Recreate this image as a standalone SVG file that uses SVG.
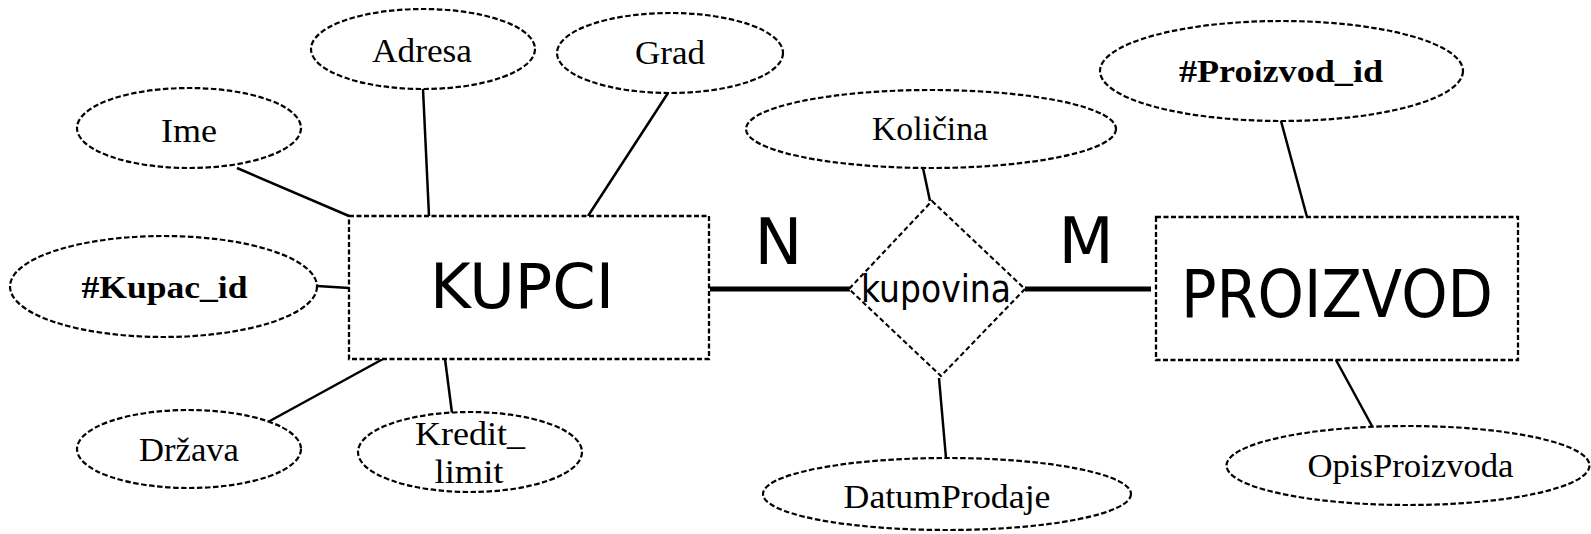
<svg xmlns="http://www.w3.org/2000/svg" width="1591" height="534" viewBox="0 0 1591 534">
<style>
.attr{fill:#fff;stroke:#000;stroke-width:2.2;stroke-dasharray:5.5 2.5}
.ent{fill:#fff;stroke:#000;stroke-width:2.3;stroke-dasharray:5 2.5}
.rel{fill:#fff;stroke:#000;stroke-width:2.1;stroke-dasharray:5 3}
.ln{stroke:#000;stroke-width:2.5;fill:none}
.thick{stroke:#000;stroke-width:5;fill:none}
.st{font-family:"Liberation Serif","Times New Roman",serif;font-size:34px;fill:#000;text-anchor:middle}
.sb{font-family:"Liberation Serif","Times New Roman",serif;font-size:32px;font-weight:bold;fill:#000;text-anchor:middle}
.ss{font-family:"DejaVu Sans",Verdana,sans-serif;fill:#000;text-anchor:middle}
</style>
<rect width="1591" height="534" fill="#fff"/>
<g id="connectors">
<line class="ln" x1="237" y1="168" x2="349" y2="216"/>
<line class="ln" x1="423" y1="89" x2="429" y2="216"/>
<line class="ln" x1="668" y1="93" x2="588" y2="216"/>
<line class="ln" x1="317" y1="286" x2="349" y2="288"/>
<line class="ln" x1="383" y1="359" x2="268" y2="422"/>
<line class="ln" x1="445" y1="359" x2="452" y2="413"/>
<line class="ln" x1="923" y1="168" x2="930" y2="201"/>
<line class="ln" x1="939" y1="378" x2="946" y2="458"/>
<line class="ln" x1="1281" y1="121" x2="1307" y2="217"/>
<line class="ln" x1="1336" y1="360" x2="1372" y2="426"/>
<line class="thick" x1="710" y1="289" x2="850" y2="289"/>
<line class="thick" x1="1025" y1="289" x2="1151" y2="289"/>
</g>
<g id="card-n"><text class="ss" x="778.5" y="264" font-size="64">N</text></g>
<g id="card-m"><text class="ss" x="1086" y="263" font-size="64">M</text></g>
<g id="kupci">
<rect class="ent" x="349" y="216" width="360" height="143"/>
<text class="ss" x="522" y="308" font-size="63" textLength="184" lengthAdjust="spacingAndGlyphs">KUPCI</text>
</g>
<g id="proizvod">
<rect class="ent" x="1156" y="217" width="362" height="143"/>
<text class="ss" x="1337" y="317" font-size="66" textLength="312" lengthAdjust="spacingAndGlyphs">PROIZVOD</text>
</g>
<g id="kupovina">
<polygon class="rel" points="932,201 1025,289 941,376 849,289"/>
<text class="ss" x="936" y="302" font-size="37" textLength="150" lengthAdjust="spacingAndGlyphs">kupovina</text>
</g>
<g id="ime">
<ellipse class="attr" cx="189" cy="128" rx="112" ry="40"/>
<text class="st" x="189" y="142" textLength="56" lengthAdjust="spacingAndGlyphs">Ime</text>
</g>
<g id="adresa">
<ellipse class="attr" cx="423" cy="49" rx="112" ry="40"/>
<text class="st" x="422" y="62" textLength="100" lengthAdjust="spacingAndGlyphs">Adresa</text>
</g>
<g id="grad">
<ellipse class="attr" cx="670" cy="53" rx="113" ry="40"/>
<text class="st" x="670" y="64" textLength="70" lengthAdjust="spacingAndGlyphs">Grad</text>
</g>
<g id="kupac-id">
<ellipse class="attr" cx="163.5" cy="286.5" rx="153.5" ry="50.5"/>
<text class="sb" x="164.5" y="298" textLength="166" lengthAdjust="spacingAndGlyphs">#Kupac_id</text>
</g>
<g id="drzava">
<ellipse class="attr" cx="189" cy="449" rx="112" ry="39"/>
<text class="st" x="189" y="461" textLength="100" lengthAdjust="spacingAndGlyphs">Država</text>
</g>
<g id="kredit-limit">
<ellipse class="attr" cx="470" cy="452" rx="112" ry="40"/>
<text class="st" x="470" y="445" textLength="110" lengthAdjust="spacingAndGlyphs">Kredit_</text>
<text class="st" x="469" y="483" textLength="69" lengthAdjust="spacingAndGlyphs">limit</text>
</g>
<g id="kolicina">
<ellipse class="attr" cx="931" cy="129" rx="185" ry="39"/>
<text class="st" x="930" y="140" textLength="116" lengthAdjust="spacingAndGlyphs">Količina</text>
</g>
<g id="datum-prodaje">
<ellipse class="attr" cx="947" cy="494" rx="184" ry="36"/>
<text class="st" x="947" y="508" textLength="207" lengthAdjust="spacingAndGlyphs">DatumProdaje</text>
</g>
<g id="proizvod-id">
<ellipse class="attr" cx="1281.5" cy="71" rx="181.5" ry="50"/>
<text class="sb" x="1281" y="82" textLength="204" lengthAdjust="spacingAndGlyphs">#Proizvod_id</text>
</g>
<g id="opis-proizvoda">
<ellipse class="attr" cx="1408" cy="465.5" rx="181.5" ry="39.5"/>
<text class="st" x="1410.5" y="477" textLength="206" lengthAdjust="spacingAndGlyphs">OpisProizvoda</text>
</g>
</svg>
┄┄┄┄┄┄┄┄┄┄
» Exercise instructions
Reproduce the listing above exactly, excluding all pictures.

» Written answer
Recreate this image as a standalone SVG file that uses SVG.
<svg xmlns="http://www.w3.org/2000/svg" width="1591" height="534" viewBox="0 0 1591 534">
<style>
.attr{fill:#fff;stroke:#000;stroke-width:2.2;stroke-dasharray:5.5 2.5}
.ent{fill:#fff;stroke:#000;stroke-width:2.3;stroke-dasharray:5 2.5}
.rel{fill:#fff;stroke:#000;stroke-width:2.1;stroke-dasharray:5 3}
.ln{stroke:#000;stroke-width:2.5;fill:none}
.thick{stroke:#000;stroke-width:5;fill:none}
.st{font-family:"Liberation Serif","Times New Roman",serif;font-size:34px;fill:#000;text-anchor:middle}
.sb{font-family:"Liberation Serif","Times New Roman",serif;font-size:32px;font-weight:bold;fill:#000;text-anchor:middle}
.ss{font-family:"DejaVu Sans",Verdana,sans-serif;fill:#000;text-anchor:middle}
</style>
<rect width="1591" height="534" fill="#fff"/>
<g id="connectors">
<line class="ln" x1="237" y1="168" x2="349" y2="216"/>
<line class="ln" x1="423" y1="89" x2="429" y2="216"/>
<line class="ln" x1="668" y1="93" x2="588" y2="216"/>
<line class="ln" x1="317" y1="286" x2="349" y2="288"/>
<line class="ln" x1="383" y1="359" x2="268" y2="422"/>
<line class="ln" x1="445" y1="359" x2="452" y2="413"/>
<line class="ln" x1="923" y1="168" x2="930" y2="201"/>
<line class="ln" x1="939" y1="378" x2="946" y2="458"/>
<line class="ln" x1="1281" y1="121" x2="1307" y2="217"/>
<line class="ln" x1="1336" y1="360" x2="1372" y2="426"/>
<line class="thick" x1="710" y1="289" x2="850" y2="289"/>
<line class="thick" x1="1025" y1="289" x2="1151" y2="289"/>
</g>
<g id="card-n"><text class="ss" x="778.5" y="264" font-size="64">N</text></g>
<g id="card-m"><text class="ss" x="1086" y="263" font-size="64">M</text></g>
<g id="kupci">
<rect class="ent" x="349" y="216" width="360" height="143"/>
<text class="ss" x="522" y="308" font-size="63" textLength="184" lengthAdjust="spacingAndGlyphs">KUPCI</text>
</g>
<g id="proizvod">
<rect class="ent" x="1156" y="217" width="362" height="143"/>
<text class="ss" x="1337" y="317" font-size="66" textLength="312" lengthAdjust="spacingAndGlyphs">PROIZVOD</text>
</g>
<g id="kupovina">
<polygon class="rel" points="932,201 1025,289 941,376 849,289"/>
<text class="ss" x="936" y="302" font-size="37" textLength="150" lengthAdjust="spacingAndGlyphs">kupovina</text>
</g>
<g id="ime">
<ellipse class="attr" cx="189" cy="128" rx="112" ry="40"/>
<text class="st" x="189" y="142" textLength="56" lengthAdjust="spacingAndGlyphs">Ime</text>
</g>
<g id="adresa">
<ellipse class="attr" cx="423" cy="49" rx="112" ry="40"/>
<text class="st" x="422" y="62" textLength="100" lengthAdjust="spacingAndGlyphs">Adresa</text>
</g>
<g id="grad">
<ellipse class="attr" cx="670" cy="53" rx="113" ry="40"/>
<text class="st" x="670" y="64" textLength="70" lengthAdjust="spacingAndGlyphs">Grad</text>
</g>
<g id="kupac-id">
<ellipse class="attr" cx="163.5" cy="286.5" rx="153.5" ry="50.5"/>
<text class="sb" x="164.5" y="298" textLength="166" lengthAdjust="spacingAndGlyphs">#Kupac_id</text>
</g>
<g id="drzava">
<ellipse class="attr" cx="189" cy="449" rx="112" ry="39"/>
<text class="st" x="189" y="461" textLength="100" lengthAdjust="spacingAndGlyphs">Država</text>
</g>
<g id="kredit-limit">
<ellipse class="attr" cx="470" cy="452" rx="112" ry="40"/>
<text class="st" x="470" y="445" textLength="110" lengthAdjust="spacingAndGlyphs">Kredit_</text>
<text class="st" x="469" y="483" textLength="69" lengthAdjust="spacingAndGlyphs">limit</text>
</g>
<g id="kolicina">
<ellipse class="attr" cx="931" cy="129" rx="185" ry="39"/>
<text class="st" x="930" y="140" textLength="116" lengthAdjust="spacingAndGlyphs">Količina</text>
</g>
<g id="datum-prodaje">
<ellipse class="attr" cx="947" cy="494" rx="184" ry="36"/>
<text class="st" x="947" y="508" textLength="207" lengthAdjust="spacingAndGlyphs">DatumProdaje</text>
</g>
<g id="proizvod-id">
<ellipse class="attr" cx="1281.5" cy="71" rx="181.5" ry="50"/>
<text class="sb" x="1281" y="82" textLength="204" lengthAdjust="spacingAndGlyphs">#Proizvod_id</text>
</g>
<g id="opis-proizvoda">
<ellipse class="attr" cx="1408" cy="465.5" rx="181.5" ry="39.5"/>
<text class="st" x="1410.5" y="477" textLength="206" lengthAdjust="spacingAndGlyphs">OpisProizvoda</text>
</g>
</svg>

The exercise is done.